La sua testimonianza era importante per l’ex senatore Marcello Dell’Utri. Perché? Secondo la tesi accusatoria, confermata in primo grado, il secondo corpo politico minacciato sarebbe stato il governo Berlusconi. A partire dal 1994, quando fa il suo ingresso sulla scena politica nazionale nella veste di presidente del Consiglio, il ruolo di cinghia di trasmissione delle minacce mafiose cambia interprete e sarebbe stato assolto non più dagli ex Ros, per i quali, quindi, il reato si ritiene consumato nel 1993, bensì da Marcello Dell’Utri che, grazie ai rapporti con Vittorio Mangano, esponente di spicco della mafia siciliana trapiantato in Lombardia, alimenta la trattativa.
È infatti provato che anche in quel periodo uno dei principali ispiratori di Forza Italia e lo stalliere mafioso si siano incontrati, ma – qui il punto cruciale– i contenuti “estorsivi “di quegli incontri sono ricostruiti in sentenza in modo solo inferenziale, senza prove dirette e senza alcun riscontro della controparte, Silvio Berlusconi, allora presidente del Consiglio, sulla base di un ragionamento che assomiglia però più a una mera congettura che ad un’effettiva prova. Berlusconi avrebbe dovuto, appunto, testimoniare essendo “paradossalmente” designato come vittima, tanto che il processo di primo grado ha anche condannato gli imputati a risarcire i governi che sarebbero stati minacciati.

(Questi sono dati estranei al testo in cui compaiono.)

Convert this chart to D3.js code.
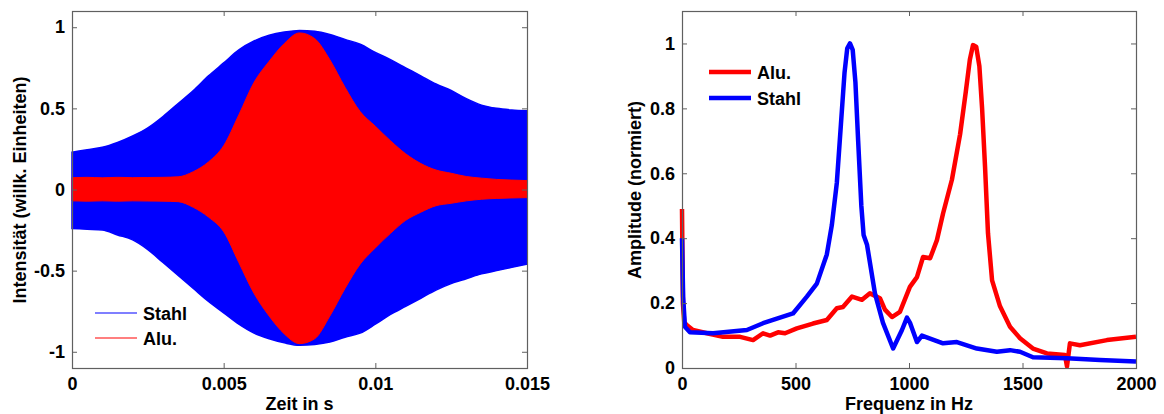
<!DOCTYPE html>
<html>
<head>
<meta charset="utf-8">
<script src="https://cdn.jsdelivr.net/npm/d3@7"></script>
<style>
  body { margin: 0; background: #fff; }
  svg text { font-family: "Liberation Sans", Arial, sans-serif; font-weight: bold; }
</style>
</head>
<body>
<div id="chart"></div>
<script>
// --- left: signal envelopes (time in s, upper / lower amplitude), read every 0.5 ms
var envT       = [0, 0.0005, 0.001, 0.0015, 0.002, 0.0025, 0.003, 0.0035, 0.004, 0.0045, 0.005, 0.0055, 0.006, 0.0065, 0.007, 0.0075, 0.008, 0.0085, 0.009, 0.0095, 0.01, 0.0105, 0.011, 0.0115, 0.012, 0.0125, 0.013, 0.0135, 0.014, 0.0145, 0.015];
var stahlUpper = [0.23, 0.245, 0.26, 0.29, 0.33, 0.38, 0.45, 0.53, 0.61, 0.70, 0.78, 0.86, 0.915, 0.95, 0.97, 0.98, 0.975, 0.955, 0.925, 0.895, 0.845, 0.80, 0.75, 0.70, 0.65, 0.61, 0.56, 0.52, 0.50, 0.49, 0.485];
var stahlLower = [-0.24, -0.245, -0.25, -0.28, -0.31, -0.37, -0.45, -0.53, -0.61, -0.69, -0.76, -0.83, -0.885, -0.92, -0.945, -0.96, -0.955, -0.94, -0.91, -0.885, -0.83, -0.77, -0.72, -0.67, -0.62, -0.58, -0.55, -0.52, -0.50, -0.48, -0.46];
var aluUpper   = [0.073, 0.075, 0.072, 0.075, 0.073, 0.074, 0.075, 0.078, 0.11, 0.17, 0.27, 0.46, 0.66, 0.79, 0.90, 0.965, 0.93, 0.80, 0.63, 0.48, 0.39, 0.30, 0.22, 0.16, 0.12, 0.10, 0.08, 0.07, 0.062, 0.058, 0.055];
var aluLower   = [-0.07, -0.072, -0.07, -0.072, -0.07, -0.071, -0.072, -0.075, -0.11, -0.17, -0.26, -0.45, -0.64, -0.78, -0.89, -0.95, -0.92, -0.78, -0.61, -0.46, -0.36, -0.27, -0.19, -0.14, -0.10, -0.085, -0.07, -0.06, -0.055, -0.052, -0.05];

// --- right: spectra (Hz, normalised amplitude)
var aluF   = [0, 4, 10, 22, 48, 110, 181, 256, 313, 357, 388, 423, 454, 506, 577, 638, 682, 709, 749, 793, 828, 872, 894, 925, 960, 1004, 1035, 1062, 1093, 1123, 1150, 1189, 1225, 1250, 1268, 1282, 1296, 1310, 1322, 1335, 1348, 1366, 1401, 1445, 1489, 1546, 1608, 1687, 1696, 1709, 1753, 1872, 2000];
var aluA   = [0.49, 0.2, 0.14, 0.132, 0.117, 0.107, 0.096, 0.096, 0.086, 0.107, 0.10, 0.11, 0.107, 0.122, 0.137, 0.148, 0.184, 0.188, 0.22, 0.21, 0.23, 0.215, 0.18, 0.157, 0.173, 0.25, 0.28, 0.342, 0.338, 0.394, 0.476, 0.58, 0.72, 0.85, 0.95, 0.995, 0.99, 0.93, 0.80, 0.62, 0.415, 0.27, 0.19, 0.127, 0.092, 0.06, 0.045, 0.04, 0.005, 0.076, 0.07, 0.086, 0.096];
var stahlF = [0, 5, 13, 35, 137, 286, 357, 489, 550, 594, 638, 660, 682, 700, 716, 728, 740, 752, 764, 776, 790, 800, 815, 850, 885, 930, 969, 991, 1004, 1035, 1057, 1150, 1211, 1299, 1387, 1445, 1489, 1546, 1696, 1841, 2000];
var stahlA = [0.40, 0.22, 0.127, 0.11, 0.107, 0.117, 0.138, 0.168, 0.22, 0.26, 0.35, 0.44, 0.57, 0.75, 0.91, 0.985, 1.0, 0.98, 0.88, 0.70, 0.50, 0.41, 0.38, 0.23, 0.14, 0.06, 0.117, 0.155, 0.14, 0.08, 0.10, 0.076, 0.08, 0.06, 0.05, 0.055, 0.05, 0.033, 0.03, 0.025, 0.02];

var leftXTicks  = [0, 0.005, 0.01, 0.015];
var leftXLabels = ['0', '0.005', '0.01', '0.015'];
var leftYTicks  = [-1, -0.5, 0, 0.5, 1];
var leftYLabels = ['-1', '-0.5', '0', '0.5', '1'];
var rightXTicks = [0, 500, 1000, 1500, 2000];
var rightYTicks = [0, 0.2, 0.4, 0.6, 0.8, 1];
var rightYLabels = ['0', '0.2', '0.4', '0.6', '0.8', '1'];

var RED = '#ff0000', BLUE = '#0000ff', AXIS = '#606060';

var svg = d3.select('#chart').append('svg')
    .attr('width', 1164)
    .attr('height', 414);

function zip3(t, u, l) {
    return t.map(function (d, i) { return { t: d, u: u[i], l: l[i] }; });
}
function zip2(x, y) {
    return x.map(function (d, i) { return { x: d, y: y[i] }; });
}

// draw a MATLAB-like box with inward ticks on all four sides
function box(g, x, y, xTicks, xLabels, yTicks, yLabels) {
    var x0 = x.range()[0], x1 = x.range()[1], y0 = y.range()[0], y1 = y.range()[1];
    var fx = function (d) { return xLabels[xTicks.indexOf(d)]; };
    var fy = function (d) { return yLabels[yTicks.indexOf(d)]; };

    var axes = [
        g.append('g').attr('transform', 'translate(0,' + y0 + ')')
            .call(d3.axisBottom(x).tickValues(xTicks).tickFormat(fx).tickSizeInner(-5).tickSizeOuter(0).tickPadding(9)),
        g.append('g').attr('transform', 'translate(' + x0 + ',0)')
            .call(d3.axisLeft(y).tickValues(yTicks).tickFormat(fy).tickSizeInner(-5).tickSizeOuter(0).tickPadding(7)),
        g.append('g').attr('transform', 'translate(0,' + y1 + ')')
            .call(d3.axisTop(x).tickValues(xTicks).tickFormat('').tickSizeInner(-5).tickSizeOuter(0)),
        g.append('g').attr('transform', 'translate(' + x1 + ',0)')
            .call(d3.axisRight(y).tickValues(yTicks).tickFormat('').tickSizeInner(-5).tickSizeOuter(0))
    ];
    axes.forEach(function (a) {
        a.select('.domain').remove();
        a.selectAll('line').attr('stroke', AXIS);
        a.selectAll('text').attr('fill', '#000').style('font-size', '18px');
    });
    g.append('rect')
        .attr('x', x0 + 0.5).attr('y', y1 + 0.5)
        .attr('width', x1 - x0).attr('height', y0 - y1)
        .attr('fill', 'none').attr('stroke', AXIS).attr('stroke-width', 1.2);
}

// ---------- left chart
var gl = svg.append('g');
var xl = d3.scaleLinear().domain([0, 0.015]).range([72, 527]);
var yl = d3.scaleLinear().domain([-1.1, 1.1]).range([368, 11]);

var band = d3.area()
    .x(function (d) { return xl(d.t); })
    .y0(function (d) { return yl(d.l); })
    .y1(function (d) { return yl(d.u); })
    .curve(d3.curveMonotoneX);

gl.append('path').datum(zip3(envT, stahlUpper, stahlLower))
    .attr('d', band).attr('fill', BLUE).attr('stroke', BLUE).attr('stroke-width', 1.5);
gl.append('path').datum(zip3(envT, aluUpper, aluLower))
    .attr('d', band).attr('fill', RED).attr('stroke', RED).attr('stroke-width', 1);

box(gl, xl, yl, leftXTicks, leftXLabels, leftYTicks, leftYLabels);

var legL = [{ name: 'Stahl', c: BLUE }, { name: 'Alu.', c: RED }];
legL.forEach(function (d, i) {
    var yy = 313 + i * 25;
    gl.append('line').attr('x1', 95).attr('x2', 137).attr('y1', yy).attr('y2', yy)
        .attr('stroke', d.c).attr('stroke-width', 1.2);
    gl.append('text').attr('x', 143).attr('y', yy + 6.5).style('font-size', '18px').text(d.name);
});

gl.append('text').attr('x', 299.5).attr('y', 410).attr('text-anchor', 'middle')
    .style('font-size', '18px').text('Zeit in s');
gl.append('text').attr('transform', 'translate(26,190) rotate(-90)').attr('text-anchor', 'middle')
    .style('font-size', '18px').text('Intensität (willk. Einheiten)');

// ---------- right chart
var gr = svg.append('g');
var xr = d3.scaleLinear().domain([0, 2000]).range([682, 1136]);
var yr = d3.scaleLinear().domain([0, 1.1]).range([368, 11]);

var line = d3.line()
    .x(function (d) { return xr(d.x); })
    .y(function (d) { return yr(d.y); });

gr.append('path').datum(zip2(aluF, aluA))
    .attr('d', line).attr('fill', 'none').attr('stroke', RED).attr('stroke-width', 4.5).attr('stroke-linejoin', 'round');
gr.append('path').datum(zip2(stahlF, stahlA))
    .attr('d', line).attr('fill', 'none').attr('stroke', BLUE).attr('stroke-width', 4.5).attr('stroke-linejoin', 'round');

box(gr, xr, yr, rightXTicks, rightXTicks.map(String), rightYTicks, rightYLabels);

var legR = [{ name: 'Alu.', c: RED }, { name: 'Stahl', c: BLUE }];
legR.forEach(function (d, i) {
    var yy = 72 + i * 26;
    gr.append('line').attr('x1', 709).attr('x2', 751).attr('y1', yy).attr('y2', yy)
        .attr('stroke', d.c).attr('stroke-width', 4.5);
    gr.append('text').attr('x', 757).attr('y', yy + 6.5).style('font-size', '18px').text(d.name);
});

gr.append('text').attr('x', 909).attr('y', 410).attr('text-anchor', 'middle')
    .style('font-size', '18px').text('Frequenz in Hz');
gr.append('text').attr('transform', 'translate(641,190) rotate(-90)').attr('text-anchor', 'middle')
    .style('font-size', '18px').text('Amplitude (normiert)');
</script>
</body>
</html>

Dalle risultanze processuali emerge ad avviso dalla corte di primo grado che nel periodo tra il 1992 e il 1994 i vertici di Cosa Nostra ( Riina, Provenzano e Cinà) hanno prospettato “agli esponenti delle Istituzioni, anche per il tramite di Vito Ciancimino, deceduto, una serie di richieste finalizzate ad ottenere benefici di varia natura ( tra l’altro concernenti la legislazione penale e processuale in materia di contrasto alla criminalità organizzata, l’esito di importanti vicende processuali e il trattamento penitenziario degli associati in stato di detenzione) per gli aderenti” al loro sodalizio mafioso. “Ponendo l’ottenimento di detti benefici come condizione ineludibile per porre fine alla strategia di violento attacco frontale alle Istituzioni la cui esecuzione aveva avuto inizio con l’omicidio dell’onorevole Salvo Lima”.
Ma quali benefici avrebbe ottenuto la mafia? Per quanto riguarda i primi due governi “minacciati” del biennio 92- 93, sarebbe stata la mancata proroga del 41 bis a circa 300 soggetti. Ma tale “prova” è stata sviscerata durante il processo d’appello ed emerge chiaramente che la mancata proroga è scaturita dalla sentenza della Consulta, la quale aveva cristallizzato il principio della valutazione caso per caso. E il governo Berlusconi? Nessuna, tranne una ipotesi sul famoso decreto Biondi, quello all’epoca ribattezzato “salva ladri” che però riguardava il divieto della custodia cautelare in carcere ( trasformata al massimo in arresti domiciliari) per i reati contro la Pubblica amministrazione e quelli finanziari, comprese la corruzione e la concussione. Di quelli mafiosi, non ce n’erano traccia.